__THE TASK__
Restate the data word for word and leave the images out.

**** COLLECTED DATA ****

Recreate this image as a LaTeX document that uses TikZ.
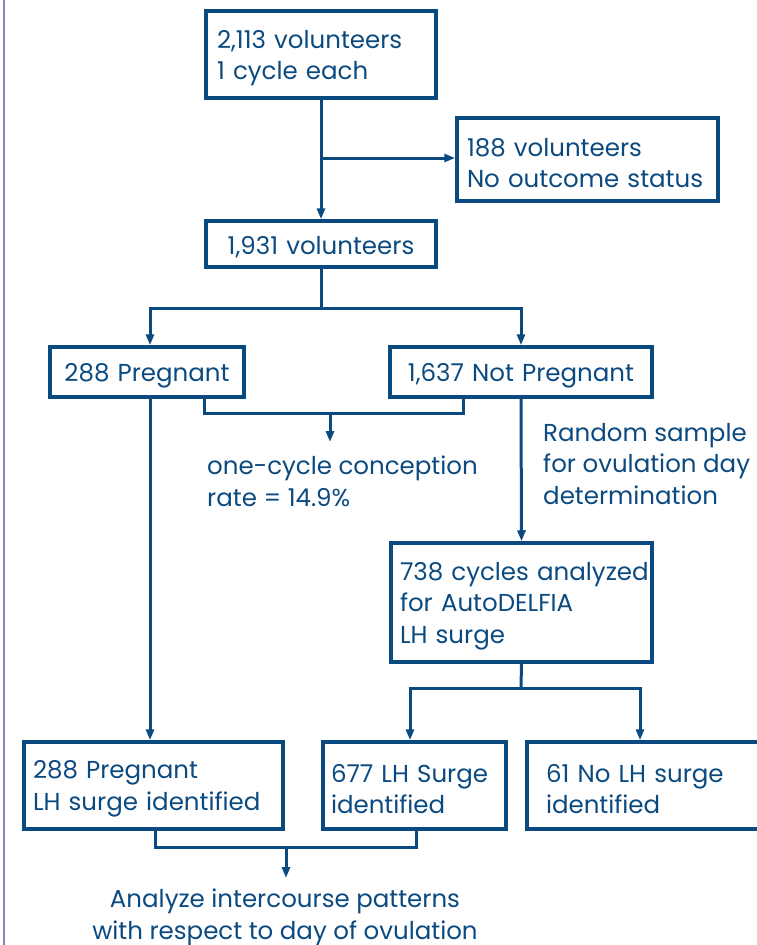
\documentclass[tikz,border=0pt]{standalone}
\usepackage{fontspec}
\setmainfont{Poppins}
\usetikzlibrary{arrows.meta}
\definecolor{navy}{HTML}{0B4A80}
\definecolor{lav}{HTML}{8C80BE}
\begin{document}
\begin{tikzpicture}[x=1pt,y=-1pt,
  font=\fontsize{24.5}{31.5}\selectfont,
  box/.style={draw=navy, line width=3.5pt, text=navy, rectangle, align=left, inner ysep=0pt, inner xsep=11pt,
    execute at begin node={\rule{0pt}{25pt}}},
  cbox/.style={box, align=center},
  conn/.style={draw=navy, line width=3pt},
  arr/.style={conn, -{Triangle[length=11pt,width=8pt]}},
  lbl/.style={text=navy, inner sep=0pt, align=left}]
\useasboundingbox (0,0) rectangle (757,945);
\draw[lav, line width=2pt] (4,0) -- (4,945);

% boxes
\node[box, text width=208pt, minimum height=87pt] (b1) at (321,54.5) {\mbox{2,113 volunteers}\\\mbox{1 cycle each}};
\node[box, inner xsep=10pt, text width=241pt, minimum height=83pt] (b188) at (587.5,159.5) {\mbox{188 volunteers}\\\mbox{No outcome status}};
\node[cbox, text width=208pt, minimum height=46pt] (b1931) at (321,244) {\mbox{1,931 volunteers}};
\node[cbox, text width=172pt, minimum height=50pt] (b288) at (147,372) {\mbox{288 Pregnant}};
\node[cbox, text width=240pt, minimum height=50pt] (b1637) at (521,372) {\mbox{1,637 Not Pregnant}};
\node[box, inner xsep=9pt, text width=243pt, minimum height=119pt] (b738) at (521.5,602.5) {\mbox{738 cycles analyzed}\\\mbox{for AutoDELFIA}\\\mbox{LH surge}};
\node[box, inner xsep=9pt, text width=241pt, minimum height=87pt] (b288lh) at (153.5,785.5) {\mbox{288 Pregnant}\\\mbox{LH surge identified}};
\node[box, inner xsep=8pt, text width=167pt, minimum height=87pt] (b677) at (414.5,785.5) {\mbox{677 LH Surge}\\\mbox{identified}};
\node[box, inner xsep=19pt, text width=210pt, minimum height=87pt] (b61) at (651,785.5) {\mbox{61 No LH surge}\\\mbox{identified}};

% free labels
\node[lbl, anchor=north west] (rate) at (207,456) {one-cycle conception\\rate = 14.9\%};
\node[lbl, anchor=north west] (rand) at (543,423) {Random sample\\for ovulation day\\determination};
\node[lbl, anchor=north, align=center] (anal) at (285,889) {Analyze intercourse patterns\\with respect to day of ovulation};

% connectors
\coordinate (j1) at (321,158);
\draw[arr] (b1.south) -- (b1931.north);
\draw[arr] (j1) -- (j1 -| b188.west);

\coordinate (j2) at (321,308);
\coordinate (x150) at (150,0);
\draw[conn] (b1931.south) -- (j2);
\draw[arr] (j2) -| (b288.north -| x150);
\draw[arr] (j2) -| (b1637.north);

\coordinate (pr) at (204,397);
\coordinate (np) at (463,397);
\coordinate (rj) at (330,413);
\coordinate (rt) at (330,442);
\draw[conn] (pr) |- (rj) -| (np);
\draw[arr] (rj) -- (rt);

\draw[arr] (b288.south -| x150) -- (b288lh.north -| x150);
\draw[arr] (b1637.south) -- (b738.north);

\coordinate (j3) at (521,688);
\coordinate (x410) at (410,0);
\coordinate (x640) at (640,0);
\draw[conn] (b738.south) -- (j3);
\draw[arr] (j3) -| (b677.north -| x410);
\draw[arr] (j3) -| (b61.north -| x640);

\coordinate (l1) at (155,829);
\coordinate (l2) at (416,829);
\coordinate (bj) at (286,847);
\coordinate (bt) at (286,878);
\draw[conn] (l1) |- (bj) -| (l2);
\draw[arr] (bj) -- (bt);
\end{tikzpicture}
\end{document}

****

__RESPONSE BELOW__
Recreate this image as a LaTeX document that uses TikZ.
\documentclass[tikz,border=0pt]{standalone}
\usepackage{fontspec}
\setmainfont{Poppins}
\usetikzlibrary{arrows.meta}
\definecolor{navy}{HTML}{0B4A80}
\definecolor{lav}{HTML}{8C80BE}
\begin{document}
\begin{tikzpicture}[x=1pt,y=-1pt,
  font=\fontsize{24.5}{31.5}\selectfont,
  box/.style={draw=navy, line width=3.5pt, text=navy, rectangle, align=left, inner ysep=0pt, inner xsep=11pt,
    execute at begin node={\rule{0pt}{25pt}}},
  cbox/.style={box, align=center},
  conn/.style={draw=navy, line width=3pt},
  arr/.style={conn, -{Triangle[length=11pt,width=8pt]}},
  lbl/.style={text=navy, inner sep=0pt, align=left}]
\useasboundingbox (0,0) rectangle (757,945);
\draw[lav, line width=2pt] (4,0) -- (4,945);

% boxes
\node[box, text width=208pt, minimum height=87pt] (b1) at (321,54.5) {\mbox{2,113 volunteers}\\\mbox{1 cycle each}};
\node[box, inner xsep=10pt, text width=241pt, minimum height=83pt] (b188) at (587.5,159.5) {\mbox{188 volunteers}\\\mbox{No outcome status}};
\node[cbox, text width=208pt, minimum height=46pt] (b1931) at (321,244) {\mbox{1,931 volunteers}};
\node[cbox, text width=172pt, minimum height=50pt] (b288) at (147,372) {\mbox{288 Pregnant}};
\node[cbox, text width=240pt, minimum height=50pt] (b1637) at (521,372) {\mbox{1,637 Not Pregnant}};
\node[box, inner xsep=9pt, text width=243pt, minimum height=119pt] (b738) at (521.5,602.5) {\mbox{738 cycles analyzed}\\\mbox{for AutoDELFIA}\\\mbox{LH surge}};
\node[box, inner xsep=9pt, text width=241pt, minimum height=87pt] (b288lh) at (153.5,785.5) {\mbox{288 Pregnant}\\\mbox{LH surge identified}};
\node[box, inner xsep=8pt, text width=167pt, minimum height=87pt] (b677) at (414.5,785.5) {\mbox{677 LH Surge}\\\mbox{identified}};
\node[box, inner xsep=19pt, text width=210pt, minimum height=87pt] (b61) at (651,785.5) {\mbox{61 No LH surge}\\\mbox{identified}};

% free labels
\node[lbl, anchor=north west] (rate) at (207,456) {one-cycle conception\\rate = 14.9\%};
\node[lbl, anchor=north west] (rand) at (543,423) {Random sample\\for ovulation day\\determination};
\node[lbl, anchor=north, align=center] (anal) at (285,889) {Analyze intercourse patterns\\with respect to day of ovulation};

% connectors
\coordinate (j1) at (321,158);
\draw[arr] (b1.south) -- (b1931.north);
\draw[arr] (j1) -- (j1 -| b188.west);

\coordinate (j2) at (321,308);
\coordinate (x150) at (150,0);
\draw[conn] (b1931.south) -- (j2);
\draw[arr] (j2) -| (b288.north -| x150);
\draw[arr] (j2) -| (b1637.north);

\coordinate (pr) at (204,397);
\coordinate (np) at (463,397);
\coordinate (rj) at (330,413);
\coordinate (rt) at (330,442);
\draw[conn] (pr) |- (rj) -| (np);
\draw[arr] (rj) -- (rt);

\draw[arr] (b288.south -| x150) -- (b288lh.north -| x150);
\draw[arr] (b1637.south) -- (b738.north);

\coordinate (j3) at (521,688);
\coordinate (x410) at (410,0);
\coordinate (x640) at (640,0);
\draw[conn] (b738.south) -- (j3);
\draw[arr] (j3) -| (b677.north -| x410);
\draw[arr] (j3) -| (b61.north -| x640);

\coordinate (l1) at (155,829);
\coordinate (l2) at (416,829);
\coordinate (bj) at (286,847);
\coordinate (bt) at (286,878);
\draw[conn] (l1) |- (bj) -| (l2);
\draw[arr] (bj) -- (bt);
\end{tikzpicture}
\end{document}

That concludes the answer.